Alors les soirs de fin de semaine, les cafés font dancing et n’accepte à l’entrée que les habitués, les huppés ou les accompagnés.
Pigalle. Après avoir été refoulé du MCM café, nous avons fini par atterrir au Chao Ba, café où l’on sert du thé chinois. L’endroit semblait sympa quoi que bruyant et la vue agréable…
Il est des femmes que l’on voudrait aussi belle qu’elles sont cultivées. Hélas, notre société produit des abominations de femme à belle plastique mais à l’esprit creux, seulement bonne à baiser, si tant est qu’on puisse les baiser…
Ce soir, comme à mon habitude dans ce genre d’endroit où il y a plein de monde, où il y a plein de rire, je me retrouvais plongé dans des rêveries futiles. J’observais quelques femmes et je m’imaginais qu’il suffisait de venir leur parler pour qu’elle tombe sous le charme. Mais je laissais aux gens qui m’accompagnaient le soin de s’occuper de cette tâche que j’avais fini par juger, à force d’échec et de déception, ingrate et laborieuse.
C’est ainsi qu’une jeune femme me fut présentée de la manière la plus niaise, la plus minable qui soit. L’approche initiale est toujours une difficulté que beaucoup de gens n’osent surmonter. Celle-ci, heureusement, me fut épargnée.
Pour la décrire : c’était une pétasse à la peau mate, un beau visage, des cheveux de jais, un corps à faire dresser la queue de n’importe quel mâle… Elle disait s’appeler Rime, de quoi inspirer des poèmes en rimes ! Elle disait vivre à Paris, elle n’aimait pas la banlieue. J’ai dû dire par mégarde et de manière ironique que je la comparais à la déesse Athéna, déesse des artisans, des connaissances et de l’industrie, elle me rectifia en disant que c’était la déesse du savoir… Qu’importe, c’était aussi la déesse de la guerre, on n’allait pas se battre pour ça ! Elle prenait de grands airs, et je ressentais un peu de peine pour elle.
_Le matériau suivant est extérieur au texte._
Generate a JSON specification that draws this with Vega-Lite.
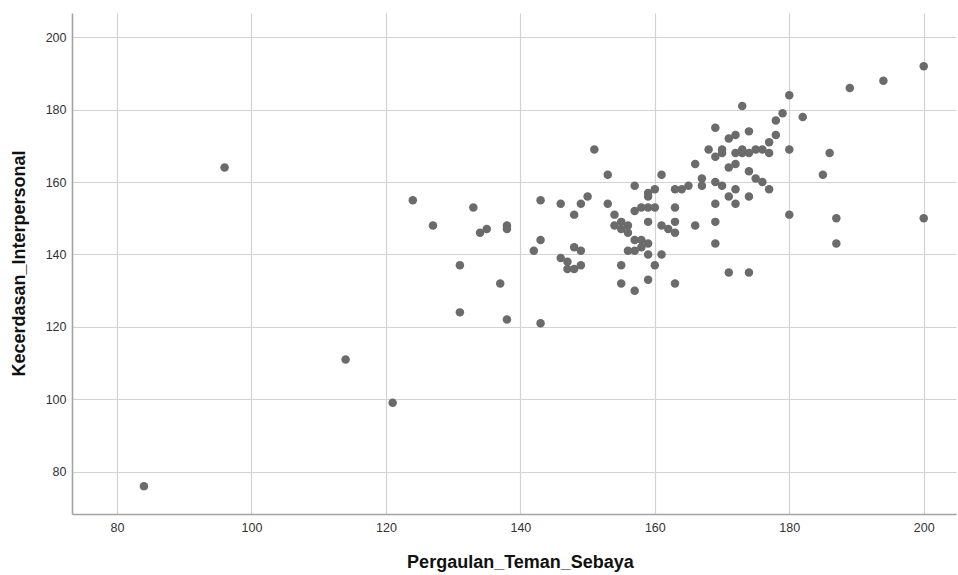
{
  "$schema": "https://vega.github.io/schema/vega-lite/v6.json",
  "width": 884,
  "height": 501,
  "autosize": {"type": "none"},
  "padding": {"left": 72, "top": 13, "right": 2, "bottom": 61},
  "background": "white",
  "config": {
    "view": {"stroke": null},
    "font": "Liberation Sans"
  },
  "data": {
    "values": [
      {"x":84,"y":76},{"x":96,"y":164},{"x":114,"y":111},{"x":121,"y":99},{"x":124,"y":155},
      {"x":127,"y":148},{"x":131,"y":137},{"x":131,"y":124},{"x":133,"y":153},{"x":134,"y":146},
      {"x":135,"y":147},{"x":137,"y":132},{"x":138,"y":148},{"x":138,"y":147},{"x":138,"y":122},
      {"x":142,"y":141},{"x":143,"y":155},{"x":143,"y":144},{"x":143,"y":121},{"x":146,"y":154},
      {"x":146,"y":139},{"x":147,"y":138},{"x":147,"y":136},{"x":148,"y":136},{"x":148,"y":142},
      {"x":149,"y":141},{"x":149,"y":137},{"x":148,"y":151},{"x":149,"y":154},{"x":150,"y":156},
      {"x":151,"y":169},{"x":153,"y":162},{"x":153,"y":154},{"x":154,"y":151},{"x":154,"y":148},
      {"x":155,"y":149},{"x":155,"y":147},{"x":156,"y":148},{"x":156,"y":146},{"x":155,"y":137},
      {"x":155,"y":132},{"x":157,"y":130},{"x":156,"y":141},{"x":157,"y":141},{"x":157,"y":144},
      {"x":158,"y":144},{"x":158,"y":142},{"x":159,"y":143},{"x":157,"y":152},{"x":158,"y":153},
      {"x":159,"y":153},{"x":160,"y":153},{"x":157,"y":159},{"x":159,"y":157},{"x":159,"y":156},
      {"x":160,"y":158},{"x":159,"y":149},{"x":159,"y":140},{"x":161,"y":140},{"x":160,"y":137},
      {"x":159,"y":133},{"x":161,"y":162},{"x":161,"y":148},{"x":162,"y":147},{"x":163,"y":146},
      {"x":163,"y":149},{"x":163,"y":153},{"x":163,"y":158},{"x":163,"y":132},{"x":164,"y":158},
      {"x":165,"y":159},{"x":166,"y":165},{"x":166,"y":148},{"x":167,"y":161},{"x":167,"y":159},
      {"x":168,"y":169},{"x":169,"y":175},{"x":169,"y":167},{"x":169,"y":160},{"x":169,"y":154},
      {"x":169,"y":149},{"x":169,"y":143},{"x":170,"y":169},{"x":170,"y":168},{"x":170,"y":159},
      {"x":171,"y":172},{"x":171,"y":164},{"x":171,"y":156},{"x":171,"y":135},{"x":172,"y":173},
      {"x":172,"y":168},{"x":172,"y":165},{"x":172,"y":158},{"x":172,"y":154},{"x":173,"y":181},
      {"x":173,"y":169},{"x":173,"y":168},{"x":174,"y":174},{"x":174,"y":168},{"x":174,"y":163},
      {"x":174,"y":156},{"x":174,"y":135},{"x":175,"y":169},{"x":175,"y":161},{"x":176,"y":169},
      {"x":176,"y":160},{"x":177,"y":171},{"x":177,"y":168},{"x":177,"y":158},{"x":178,"y":177},
      {"x":178,"y":173},{"x":179,"y":179},{"x":180,"y":184},{"x":180,"y":169},{"x":180,"y":151},
      {"x":182,"y":178},{"x":185,"y":162},{"x":186,"y":168},{"x":187,"y":150},{"x":187,"y":143},
      {"x":189,"y":186},{"x":194,"y":188},{"x":200,"y":192},{"x":200,"y":150}
    ]
  },
  "mark": {"type": "point", "filled": true, "shape": "circle", "size": 72, "color": "#6b6b6b", "opacity": 1},
  "encoding": {
    "x": {
      "field": "x", "type": "quantitative",
      "scale": {"domain": [73.3, 204.8], "nice": false, "zero": false},
      "axis": {
        "title": "Pergaulan_Teman_Sebaya",
        "values": [80, 100, 120, 140, 160, 180, 200],
        "grid": true, "gridColor": "#d2d2d2", "gridWidth": 1.2,
        "ticks": false, "domainColor": "#a3a3a3", "domainWidth": 1.6,
        "labelFontSize": 12.5, "labelColor": "#333333", "labelPadding": 7,
        "titleFontSize": 18, "titleFontWeight": "bold", "titleColor": "#111111",
        "titleX": 448, "titleY": 48, "titleBaseline": "middle", "titleAlign": "center"
      }
    },
    "y": {
      "field": "y", "type": "quantitative",
      "scale": {"domain": [68.3, 206.7], "nice": false, "zero": false},
      "axis": {
        "title": "Kecerdasan_Interpersonal",
        "values": [80, 100, 120, 140, 160, 180, 200],
        "grid": true, "gridColor": "#d2d2d2", "gridWidth": 1.2,
        "ticks": false, "domainColor": "#a3a3a3", "domainWidth": 1.6,
        "labelFontSize": 12.5, "labelColor": "#333333", "labelPadding": 6,
        "titleFontSize": 18, "titleFontWeight": "bold", "titleColor": "#111111",
        "titleX": -53, "titleY": 250, "titleBaseline": "middle", "titleAlign": "center", "titleAngle": -90
      }
    }
  }
}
Dès lors je savais que je n’avais aucune chance ; aussi je n’allais pas sacrifier quelques pièces pour l’offrande alimentaire. Je débitais donc des choses et d’autres sans conviction, cherchant un moyen de m’esquiver gentiment sans perdre la face. Au fil de la discussion, qui bizarrement s’était orientée littérature, je lâchais par mégarde le nom d’Edgar Poe.
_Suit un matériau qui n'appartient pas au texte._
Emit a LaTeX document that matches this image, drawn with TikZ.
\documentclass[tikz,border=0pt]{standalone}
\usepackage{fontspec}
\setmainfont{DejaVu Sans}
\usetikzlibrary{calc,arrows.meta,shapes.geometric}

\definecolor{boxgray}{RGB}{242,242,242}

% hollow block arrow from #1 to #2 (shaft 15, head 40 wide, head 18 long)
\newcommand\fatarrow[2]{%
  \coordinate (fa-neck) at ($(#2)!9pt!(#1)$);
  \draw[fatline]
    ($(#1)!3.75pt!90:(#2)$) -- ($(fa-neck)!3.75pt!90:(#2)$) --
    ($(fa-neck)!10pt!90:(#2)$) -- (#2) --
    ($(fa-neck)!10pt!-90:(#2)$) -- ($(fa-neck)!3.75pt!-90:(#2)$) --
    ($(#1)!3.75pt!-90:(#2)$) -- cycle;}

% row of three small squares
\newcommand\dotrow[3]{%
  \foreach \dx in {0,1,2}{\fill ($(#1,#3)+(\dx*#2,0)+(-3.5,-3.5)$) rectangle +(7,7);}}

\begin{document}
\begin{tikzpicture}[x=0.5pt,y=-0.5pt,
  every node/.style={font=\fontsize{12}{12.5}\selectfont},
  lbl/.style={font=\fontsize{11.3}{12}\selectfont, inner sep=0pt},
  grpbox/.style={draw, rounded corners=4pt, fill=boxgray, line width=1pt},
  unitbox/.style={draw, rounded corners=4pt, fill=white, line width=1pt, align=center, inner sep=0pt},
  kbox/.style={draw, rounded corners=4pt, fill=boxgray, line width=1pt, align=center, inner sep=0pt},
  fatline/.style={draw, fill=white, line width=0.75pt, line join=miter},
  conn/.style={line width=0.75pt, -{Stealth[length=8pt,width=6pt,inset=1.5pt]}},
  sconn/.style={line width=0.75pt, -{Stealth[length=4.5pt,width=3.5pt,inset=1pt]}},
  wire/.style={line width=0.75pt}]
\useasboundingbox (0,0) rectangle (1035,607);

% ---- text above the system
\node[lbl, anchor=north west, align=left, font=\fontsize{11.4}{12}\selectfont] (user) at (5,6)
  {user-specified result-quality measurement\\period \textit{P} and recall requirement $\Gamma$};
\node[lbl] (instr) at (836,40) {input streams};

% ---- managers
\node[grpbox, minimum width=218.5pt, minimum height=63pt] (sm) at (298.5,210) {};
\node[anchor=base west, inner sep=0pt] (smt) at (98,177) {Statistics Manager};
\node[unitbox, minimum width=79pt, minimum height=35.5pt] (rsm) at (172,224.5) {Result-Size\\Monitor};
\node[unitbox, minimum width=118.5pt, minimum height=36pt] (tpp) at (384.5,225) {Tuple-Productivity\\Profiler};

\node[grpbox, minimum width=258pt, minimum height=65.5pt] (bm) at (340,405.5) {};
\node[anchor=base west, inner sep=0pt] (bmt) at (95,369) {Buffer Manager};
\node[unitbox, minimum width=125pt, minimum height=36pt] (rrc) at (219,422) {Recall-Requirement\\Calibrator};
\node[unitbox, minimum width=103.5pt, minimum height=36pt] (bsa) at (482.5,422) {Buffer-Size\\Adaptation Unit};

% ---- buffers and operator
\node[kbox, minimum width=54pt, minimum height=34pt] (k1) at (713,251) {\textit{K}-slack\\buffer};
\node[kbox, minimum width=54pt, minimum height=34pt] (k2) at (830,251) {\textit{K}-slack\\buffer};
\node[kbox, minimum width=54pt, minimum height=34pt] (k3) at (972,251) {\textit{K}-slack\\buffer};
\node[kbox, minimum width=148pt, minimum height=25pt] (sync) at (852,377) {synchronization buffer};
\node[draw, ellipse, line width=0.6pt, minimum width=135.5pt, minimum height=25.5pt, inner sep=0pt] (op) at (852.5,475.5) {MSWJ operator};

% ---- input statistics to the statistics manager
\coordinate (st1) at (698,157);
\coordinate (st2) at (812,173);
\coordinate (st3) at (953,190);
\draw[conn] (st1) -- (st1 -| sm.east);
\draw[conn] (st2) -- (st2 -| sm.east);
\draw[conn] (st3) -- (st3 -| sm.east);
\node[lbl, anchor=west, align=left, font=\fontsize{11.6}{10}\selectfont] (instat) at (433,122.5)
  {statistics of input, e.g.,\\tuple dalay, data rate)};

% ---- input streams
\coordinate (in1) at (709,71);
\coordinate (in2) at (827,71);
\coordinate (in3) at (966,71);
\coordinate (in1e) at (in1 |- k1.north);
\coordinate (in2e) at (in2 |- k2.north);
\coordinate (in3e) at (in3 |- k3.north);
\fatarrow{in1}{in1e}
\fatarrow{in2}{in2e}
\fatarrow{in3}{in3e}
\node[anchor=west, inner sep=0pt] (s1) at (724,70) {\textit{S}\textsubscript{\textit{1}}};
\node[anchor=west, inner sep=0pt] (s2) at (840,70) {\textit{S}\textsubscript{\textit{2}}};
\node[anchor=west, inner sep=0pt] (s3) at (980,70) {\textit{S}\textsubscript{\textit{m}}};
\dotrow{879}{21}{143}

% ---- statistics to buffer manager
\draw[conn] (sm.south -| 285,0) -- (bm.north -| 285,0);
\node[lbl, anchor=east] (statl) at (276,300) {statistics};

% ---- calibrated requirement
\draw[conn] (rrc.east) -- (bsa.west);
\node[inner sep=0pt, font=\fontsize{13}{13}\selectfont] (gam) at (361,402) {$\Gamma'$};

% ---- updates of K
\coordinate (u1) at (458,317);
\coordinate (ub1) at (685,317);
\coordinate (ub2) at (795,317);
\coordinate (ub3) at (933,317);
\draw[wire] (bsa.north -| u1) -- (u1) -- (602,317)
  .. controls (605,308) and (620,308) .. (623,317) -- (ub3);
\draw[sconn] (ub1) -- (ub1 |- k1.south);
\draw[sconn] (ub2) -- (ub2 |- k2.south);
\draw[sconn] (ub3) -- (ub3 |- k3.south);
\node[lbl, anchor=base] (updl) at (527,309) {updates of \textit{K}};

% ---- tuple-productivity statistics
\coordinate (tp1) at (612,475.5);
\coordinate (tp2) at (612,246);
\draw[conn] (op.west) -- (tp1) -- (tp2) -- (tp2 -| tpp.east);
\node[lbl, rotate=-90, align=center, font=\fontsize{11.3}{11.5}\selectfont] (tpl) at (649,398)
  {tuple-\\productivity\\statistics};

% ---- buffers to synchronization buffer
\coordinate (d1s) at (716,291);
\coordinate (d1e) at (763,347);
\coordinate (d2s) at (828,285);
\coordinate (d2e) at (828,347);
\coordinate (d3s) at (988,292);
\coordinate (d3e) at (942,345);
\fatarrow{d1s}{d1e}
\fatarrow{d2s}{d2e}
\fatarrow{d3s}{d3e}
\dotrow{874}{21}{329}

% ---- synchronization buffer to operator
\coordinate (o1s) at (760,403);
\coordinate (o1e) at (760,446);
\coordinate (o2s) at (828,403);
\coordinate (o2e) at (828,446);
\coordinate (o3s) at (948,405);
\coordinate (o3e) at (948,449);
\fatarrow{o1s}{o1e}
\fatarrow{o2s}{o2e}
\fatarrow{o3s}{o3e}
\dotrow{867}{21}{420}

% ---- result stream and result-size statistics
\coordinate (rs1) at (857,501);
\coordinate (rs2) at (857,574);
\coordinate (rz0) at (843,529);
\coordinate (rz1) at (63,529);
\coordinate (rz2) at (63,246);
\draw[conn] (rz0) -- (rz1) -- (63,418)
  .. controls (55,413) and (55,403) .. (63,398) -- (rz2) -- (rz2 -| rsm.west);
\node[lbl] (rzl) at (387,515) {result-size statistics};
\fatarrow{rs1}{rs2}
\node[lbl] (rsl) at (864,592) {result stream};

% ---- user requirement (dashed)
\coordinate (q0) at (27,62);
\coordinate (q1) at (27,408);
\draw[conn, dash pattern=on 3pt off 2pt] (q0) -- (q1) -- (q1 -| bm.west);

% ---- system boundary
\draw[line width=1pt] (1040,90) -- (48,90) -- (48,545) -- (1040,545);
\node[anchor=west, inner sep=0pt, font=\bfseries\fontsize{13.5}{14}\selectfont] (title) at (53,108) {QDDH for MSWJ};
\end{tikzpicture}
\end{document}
Elle me dit alors : « Edgar Poe, ce n’est pas de la littérature !
— Ah bon ? Je pensais qu’elle allait m’expliquer que c’était de la poésie. Et qu’est-ce que la poésie, sinon de la littérature ?
— Non ! C’est du roman noir !
— Ah bon ! » Effectivement, il était précurseur du genre… mais bon !
« Et puis, il faut savoir qu’Edgar Poe s’est contenté de traduire Hitchkock… »
Ô infamie ! S’en fut trop pour moi, je coupais court la discussion en me levant brusquement sans un mot, abasourdi, décontenancé, et je partis rejoindre mes amis. Elle m’avait coupé toute envie, elle m’avait indigné même… Autant de connerie concentrée dans une femme ! C’est triste, c’est injuste…
Le son d’un rythme raï finit par emporter les dernières idées noires que j’avais accumulées au cours de cette piètre discussion… et j’espérais à nouveau en croisant le tendre regard bleu à la table d’à côté.